3.9: how to force remove a node? #8833

falcoriss · 2023-07-11T16:12:24Z

falcoriss
Jul 11, 2023

OS : Ubuntu 22.04
Version : 3.9.13-1
Erlang : 1:24.2.1

Describe the bug

Something has drawn my attention on one of our cluster.
Latencies on the web UI when navigating through, of about 10s, showing the following message sometimes : Error: could not connect to server since 2023-07-11 18:03:31. Will retry at 2023-07-11 18:03:50.
Last time i had such problems, i had problems with quorum queues so i checked it out there is something fishy.
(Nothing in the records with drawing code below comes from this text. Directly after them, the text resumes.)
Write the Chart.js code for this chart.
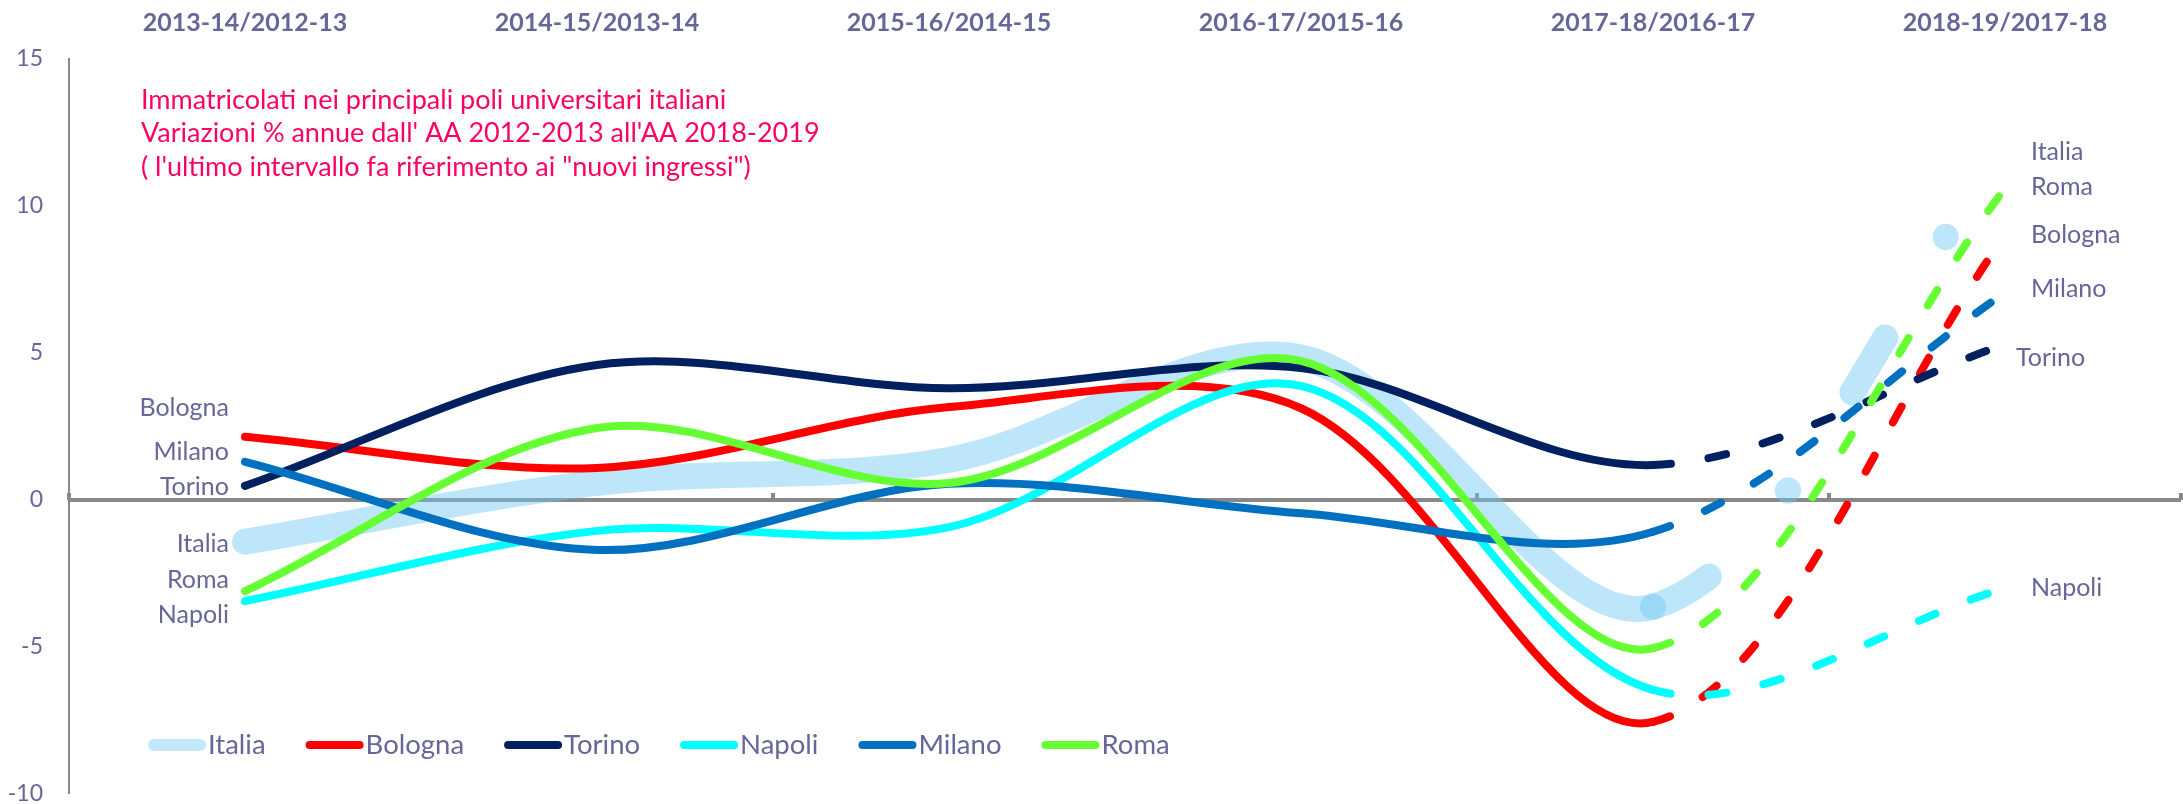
<!DOCTYPE html>
<html><head><meta charset="utf-8">
<script src="https://cdn.jsdelivr.net/npm/chart.js@4/dist/chart.umd.min.js"></script>
<style>html,body{margin:0;padding:0;background:#fff;overflow:hidden}#wrap{width:2183px;height:804px;position:relative}</style>
</head><body><div id="wrap"><canvas id="c" width="2183" height="804"></canvas></div>
<script>
// ---- data ----
const categories = ['2013-14/2012-13','2014-15/2013-14','2015-16/2014-15','2016-17/2015-16','2017-18/2016-17','2018-19/2017-18'];
const seriesNames = ['Italia','Bologna','Torino','Napoli','Milano','Roma'];
const italia  = [-1.42, 0.58, 1.36, 4.85, -3.63, 11.9];
const bologna = [ 2.15, 1.09, 3.16, 3.12, -7.55, 9.0];
const torino  = [ 0.48, 4.59, 3.80, 4.49,  1.19, 5.3];
const napoli  = [-3.44,-1.05,-0.92, 3.88, -6.46,-3.0];
const milano  = [ 1.30,-1.70, 0.55,-0.45, -1.08, 7.05];
const roma    = [-3.10, 2.45, 0.58, 4.73, -5.04, 10.6];
const yMin = -10, yMax = 15, yStep = 5;
const titleLines = ['Immatricolati nei principali poli universitari italiani',
  "Variazioni % annue dall' AA 2012-2013 all'AA 2018-2019",
  '( l\'ultimo intervallo fa riferimento ai "nuovi ingressi")'];

// ---- styles ----
const FONT = 'Lato';
const TXT = '#666699';
const seriesData = [italia, bologna, torino, napoli, milano, roma];
const seriesColors = ['rgba(110,200,245,0.45)','#ff0000','#002060','#00ffff','#0070c0','#66ff33'];
const legendColors = ['#c4e8fb','#ff0000','#002060','#00ffff','#0070c0','#66ff33'];
const seriesWidths = [26,8,8,8,8,8];
const seriesDash = [[64,117,0.5,117],[18,38],[18,38],[18,38],[18,38],[18,38]];
const seriesOrder = [6,5,4,3,2,1];
// label placement: [dx, dy] relative to first / last point
const leftLabelOff = {Italia:[-16,2],Bologna:[-16,-29],Torino:[-16,1],Napoli:[-16,14],Milano:[-16,-10],Roma:[-16,-11]};
const rightLabelOff = {Italia:[26,2],Bologna:[26,0],Torino:[11,14],Napoli:[26,0],Milano:[26,-4],Roma:[26,-1]};

const datasets = seriesNames.map((name, i) => {
  const data = seriesData[i];
  const dash = seriesDash[i];
  return {
    label: name, data, borderColor: seriesColors[i], backgroundColor: seriesColors[i],
    borderWidth: seriesWidths[i], pointRadius: 0, pointHoverRadius: 0, tension: 0.33,
    borderCapStyle: 'round', borderJoinStyle: 'round', fill: false, order: seriesOrder[i],
    segment: { borderDash: ctx => ctx.p1DataIndex === data.length - 1 ? dash : undefined }
  };
});

const decor = {
  id: 'decor',
  afterDatasetsDraw(chart) {
    const ctx = chart.ctx;
    ctx.save();
    // title
    ctx.fillStyle = '#ff0066';
    ctx.font = `27px ${FONT}`;
    ctx.textBaseline = 'middle';
    ctx.textAlign = 'left';
    titleLines.forEach((t, k) => ctx.fillText(t, 141, 100 + k * 33.5));
    // series labels
    ctx.font = `25px ${FONT}`;
    ctx.fillStyle = TXT;
    chart.data.datasets.forEach((ds, i) => {
      const meta = chart.getDatasetMeta(i);
      const p0 = meta.data[0], pn = meta.data[meta.data.length - 1];
      const lo = leftLabelOff[ds.label], ro = rightLabelOff[ds.label];
      ctx.textAlign = 'right';
      ctx.fillText(ds.label, p0.x + lo[0], p0.y + lo[1]);
      ctx.textAlign = 'left';
      ctx.fillText(ds.label, pn.x + ro[0], pn.y + ro[1]);
    });
    // legend
    let x = 148; const ly = 745;
    ctx.font = `27.5px ${FONT}`;
    ctx.textAlign = 'left';
    ctx.lineCap = 'round';
    chart.data.datasets.forEach((ds, i) => {
      const w = i === 0 ? 12 : 8;
      ctx.strokeStyle = legendColors[i];
      ctx.lineWidth = w;
      ctx.beginPath(); ctx.moveTo(x + w / 2, ly); ctx.lineTo(x + 58 - w / 2, ly); ctx.stroke();
      ctx.fillStyle = TXT;
      ctx.fillText(ds.label, x + 60, ly);
      x += 60 + ctx.measureText(ds.label).width + 40;
    });
    ctx.restore();
  }
};

function noPad(s) { s.paddingTop = 0; s.paddingBottom = 0; s.paddingLeft = 0; s.paddingRight = 0; }

new Chart(document.getElementById('c'), {
  type: 'line',
  data: { labels: categories, datasets },
  plugins: [decor],
  options: {
    responsive: false, animation: false, devicePixelRatio: 1,
    layout: { padding: { top: 0, left: 0, right: 2, bottom: 10 } },
    plugins: { legend: { display: false }, tooltip: { enabled: false } },
    scales: {
      x: {
        type: 'category', position: 'top', offset: true,
        grid: { display: false }, border: { display: false },
        ticks: { color: TXT, font: { family: FONT, size: 25, weight: 'bold' }, padding: 13, maxRotation: 0, autoSkip: false },
        afterFit(s) { s.height = 59; noPad(s); }
      },
      xz: {
        type: 'category', axis: 'x', position: { y: 0.25 }, offset: true,
        grid: { offset: true, drawOnChartArea: false, drawTicks: true, tickLength: 7, color: '#888888', lineWidth: 4 },
        border: { display: false }, ticks: { display: false },
        afterFit(s) { s.height = 0; noPad(s); }
      },
      y: {
        min: yMin, max: yMax,
        ticks: { stepSize: yStep, color: TXT, font: { family: FONT, size: 23 }, padding: 26 },
        grid: { drawTicks: false,
          color: c => c.tick && c.tick.value === 0 ? '#888888' : 'rgba(0,0,0,0)',
          lineWidth: c => c.tick && c.tick.value === 0 ? 4 : 0 },
        border: { display: true, color: '#888888', width: 2 },
        afterFit(s) { s.width = 69; noPad(s); }
      }
    }
  }
});
</script></body></html>
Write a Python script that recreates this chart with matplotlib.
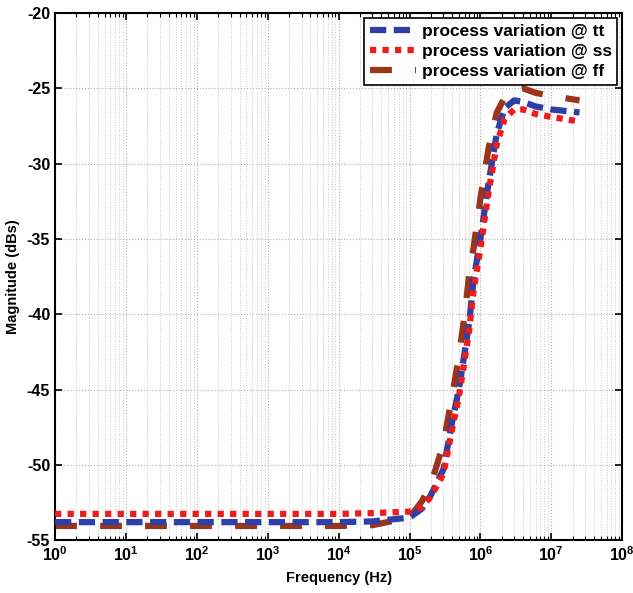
import numpy as np
import matplotlib.pyplot as plt
from matplotlib.ticker import LogLocator, MultipleLocator

plt.rcParams['font.family'] = ['Liberation Sans', 'DejaVu Sans']
plt.rcParams['font.weight'] = 'bold'
plt.rcParams['axes.unicode_minus'] = False
plt.rcParams['mathtext.fontset'] = 'custom'
plt.rcParams['mathtext.rm'] = 'Liberation Sans:bold'
plt.rcParams['mathtext.bf'] = 'Liberation Sans:bold'

# frequency sweep points (Hz)
freq = [1e0, 1e1, 1e2, 1e3, 1e4, 3e4, 1e5, 1.5e5, 2e5, 3e5, 4e5, 5e5,
        6e5, 7e5, 8e5, 1e6, 1.3e6, 1.7e6, 2.2e6, 3e6, 4e6, 6e6, 1e7, 2.5e7]

# magnitude response per process corner (dB)
mag_tt = [-53.8, -53.8, -53.8, -53.8, -53.8, -53.75, -53.5, -52.9, -52.0, -50.3,
          -47.1, -44.9, -42.5, -40.4, -37.7, -35.0, -31.3, -28.0, -26.3, -25.8,
          -25.9, -26.2, -26.4, -26.6]
mag_ss = [-53.25, -53.25, -53.25, -53.25, -53.25, -53.2, -53.1, -52.8, -52.1, -50.6,
          -47.6, -45.4, -43.0, -40.9, -38.4, -35.6, -31.9, -28.7, -27.0, -26.4,
          -26.4, -26.7, -26.9, -27.2]
mag_ff = [-54.05, -54.05, -54.05, -54.05, -54.05, -54.0, -53.5, -52.4, -51.3, -48.6,
          -45.4, -42.7, -40.0, -37.2, -35.6, -32.3, -29.0, -26.6, -25.6, -25.1,
          -25.0, -25.3, -25.5, -25.8]

decades = list(range(0, 9))

fig = plt.figure(figsize=(6.33, 5.93), dpi=100)
ax = fig.add_axes([0.087, 0.089, 0.896, 0.889])

ax.semilogx(freq, mag_tt, color='#2e3fa6', lw=4.5, dashes=(2.6, 1.2),
            label='process variation @ tt', zorder=3)
ax.semilogx(freq, mag_ss, color='#ee1c1c', lw=4.5, dashes=(1, 1),
            label='process variation @ ss', zorder=4)
ax.semilogx(freq, mag_ff, color='#9c3418', lw=4.5, dashes=(3.5, 3.7),
            label='process variation @ ff', zorder=2)

ax.set_xlim(1e0, 1e8)
ax.set_ylim(-55, -20)
ax.set_xticks([10.0 ** k for k in decades])
ax.set_xticklabels([r'$10^{%d}$' % k for k in decades])
ax.xaxis.set_minor_locator(LogLocator(base=10, subs=np.arange(2, 10), numticks=20))
ax.yaxis.set_major_locator(MultipleLocator(5))

ax.grid(True, which='major', color='#b0b0b0', linestyle=':', lw=0.8)
ax.grid(True, which='minor', axis='x', color='#c8c8c8', linestyle=':', lw=0.7)
ax.set_axisbelow(True)

ax.tick_params(which='both', direction='in', top=True, right=True, labelsize=11.5)
ax.tick_params(which='major', length=5, width=1.2)
ax.tick_params(which='minor', length=3, width=0.8)
for s in ax.spines.values():
    s.set_linewidth(1.5)

ax.set_xlabel('Frequency (Hz)', fontsize=10.5, fontweight='bold', labelpad=5)
ax.set_ylabel('Magnitude (dBs)', fontsize=10.5, fontweight='bold', labelpad=5)

leg = ax.legend(loc='upper right', fontsize=12.5, frameon=True, fancybox=False,
                edgecolor='black', framealpha=1, handlelength=2.7,
                handletextpad=0.3, borderaxespad=0.3, labelspacing=0.3,
                borderpad=0.3)
leg.get_frame().set_linewidth(1.2)
for t in leg.get_texts():
    t.set_fontweight('bold')

fig.savefig('out.png', dpi=100)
I check the quorum queues status and get :

Status of quorum queue ms_rails;destroy_photo_set on node rabbit@ip-10-1-103-210 ...
┌────────────────────────┬─────────────────────────────────────┬───────────┬──────────────┬────────────────┬──────┬─────────────────┐
│ Node Name │ Raft State │ Log Index │ Commit Index │ Snapshot Index │ Term │ Machine Version │
├────────────────────────┼─────────────────────────────────────┼───────────┼──────────────┼────────────────┼──────┼─────────────────┤
│ rabbit@ip-10-1-103-210 │ follower │ 1291 │ 1291 │ 941 │ 11 │ 1 │
├────────────────────────┼─────────────────────────────────────┼───────────┼──────────────┼────────────────┼──────┼─────────────────┤
│ rabbit@ip-10-1-103-190 │ {nodedown,'rabbit@ip-10-1-103-190'} │ │ │ │ │ │
├────────────────────────┼─────────────────────────────────────┼───────────┼──────────────┼────────────────┼──────┼─────────────────┤
│ rabbit@ip-10-1-101-9 │ leader │ 1291 │ 1291 │ 941 │ 11 │ 1 │
├────────────────────────┼─────────────────────────────────────┼───────────┼──────────────┼────────────────┼──────┼─────────────────┤
│ rabbit@ip-10-1-102-24 │ follower │ 1291 │ 1291 │ 941 │ 11 │ 1 │
└────────────────────────┴─────────────────────────────────────┴───────────┴──────────────┴────────────────┴──────┴─────────────────┘

I check AWS and indeed, one of the nodes has crashed and been replaced in the autoscaling group.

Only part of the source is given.